Energy-efficiency or renewable energy projects offer environmental, operating and maintenance savings benefits, but can often be an expensive endeavor. Clean energy projects have capital costs requiring large upfront investments, followed by a long period of payback. Despite a significant return on investment, many projects do not come to fruition due to a lack of capital.
The International Facility Management Association (IFMA), in partnership with Johnson Controls, recently surveyed decision-makers from a wide variety of industries. When asked what they see as the top barrier to energy efficiency, the most common response was a lack of access to capital.
These findings suggest that alternate financing structures can make a huge impact on enabling clean energy investments. Several innovative financing models have been developed to overcome financial hurdles to support energy efficiency and renewable energy projects in buildings.
- Traditional debt: The most straightforward and historically documented approach to financing energy efficiency is a conventional loan from an institutional lender or raising bonds for public entities.
- Shared savings agreements: The shared savings model results in immediate energy savings for the owner without making a capital investment or assuming debt. The energy service company sells a portfolio of building improvements to a third party ownership company, while the owner receives the energy and operating savings, and pays a percentage back to the third party company.
- Tax-exempt lease-purchase agreement: To avoid the negative impact of energy project debt on the financer’s balance sheet, public facilities and non-profit entities can employ tax-exempt lease-purchase agreements. Payment obligations are considered an operating expense rather than a capital expense. Thus, the municipal lease is not considered a long-term debt obligation.

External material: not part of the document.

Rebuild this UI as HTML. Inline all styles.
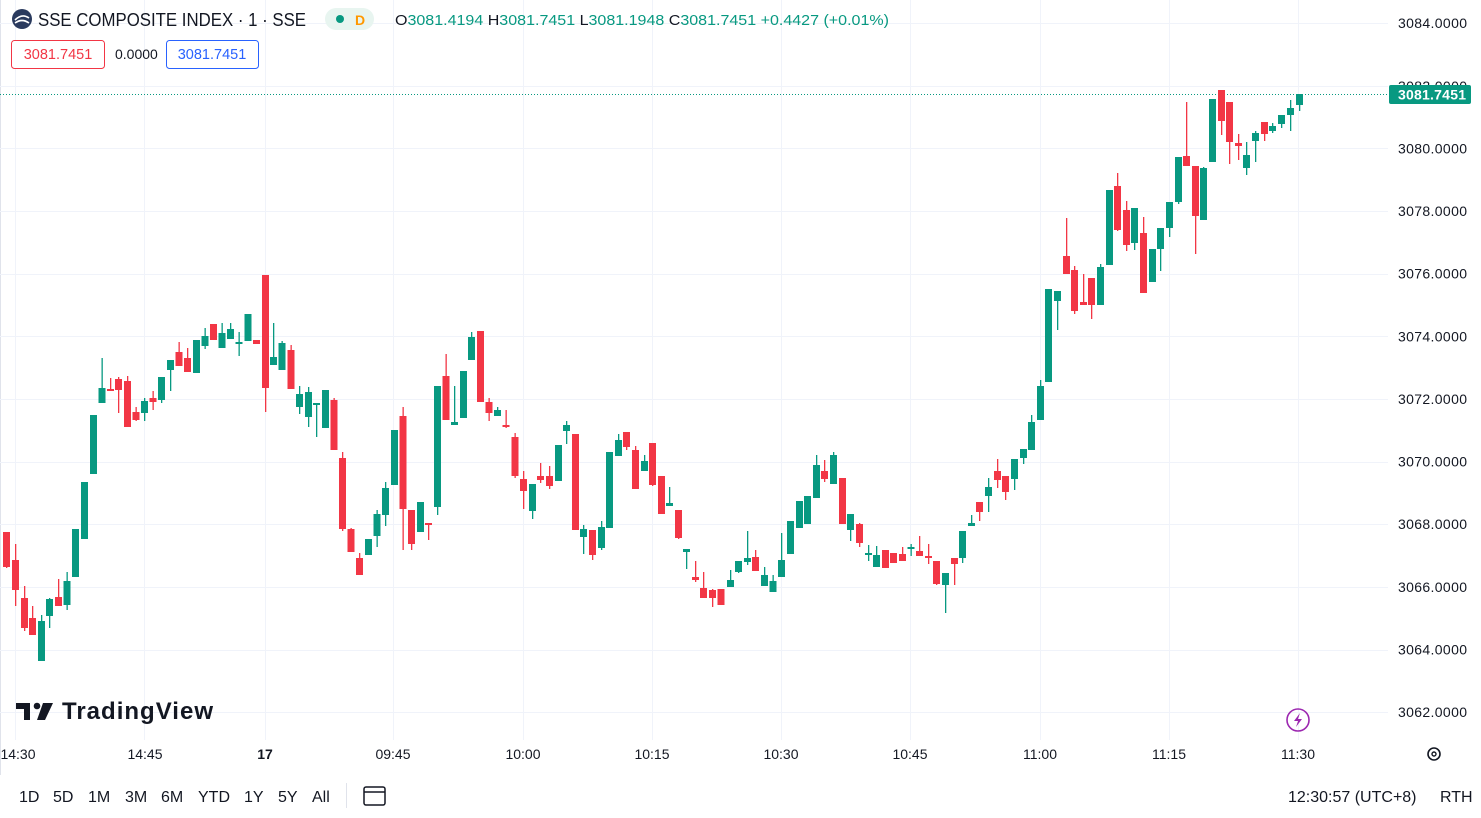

- Capital lease: Under a capital lease, energy-efficient equipment appears on the balance sheet as a capital asset and requires the building owner to account for depreciation. This provides tax advantages leading to rates lower than market averages.
- Lease or bond pools: Some jurisdictions or agencies have developed funding pools to enable energy efficiency projects. By grouping together many projects over multiple sites, these pools offer lower interest rates than would be available for a single project.
- On-bill financing: On-bill financing is offered by electricity or natural gas utilities. The utility fronts the cost of the improvements and recoups it over time by incorporating loan repayment into future energy bills.
- Tax-lien financing (PACE): Under the tax-lien financing model, also known as property assessed clean energy (PACE) bonds, property owners borrow money from a municipal agency to finance the upfront cost of energy efficiency and renewable energy projects.
- Power purchase agreements: Power purchase agreements allow the business to get a known benefit from the installation of third party photovoltaic panels or a high-efficiency central heating and cooling plant in exchange for purchasing the resulting energy or chilled and heated water, respectively.
- Energy efficient mortgages: In some cases, energy efficiency investments are bundled with the financing of the property itself. Known as an energy-efficient mortgage, this solution wraps the cost of energy efficiency improvements into the cost of the property, and the borrower can generally secure financing at lower rates.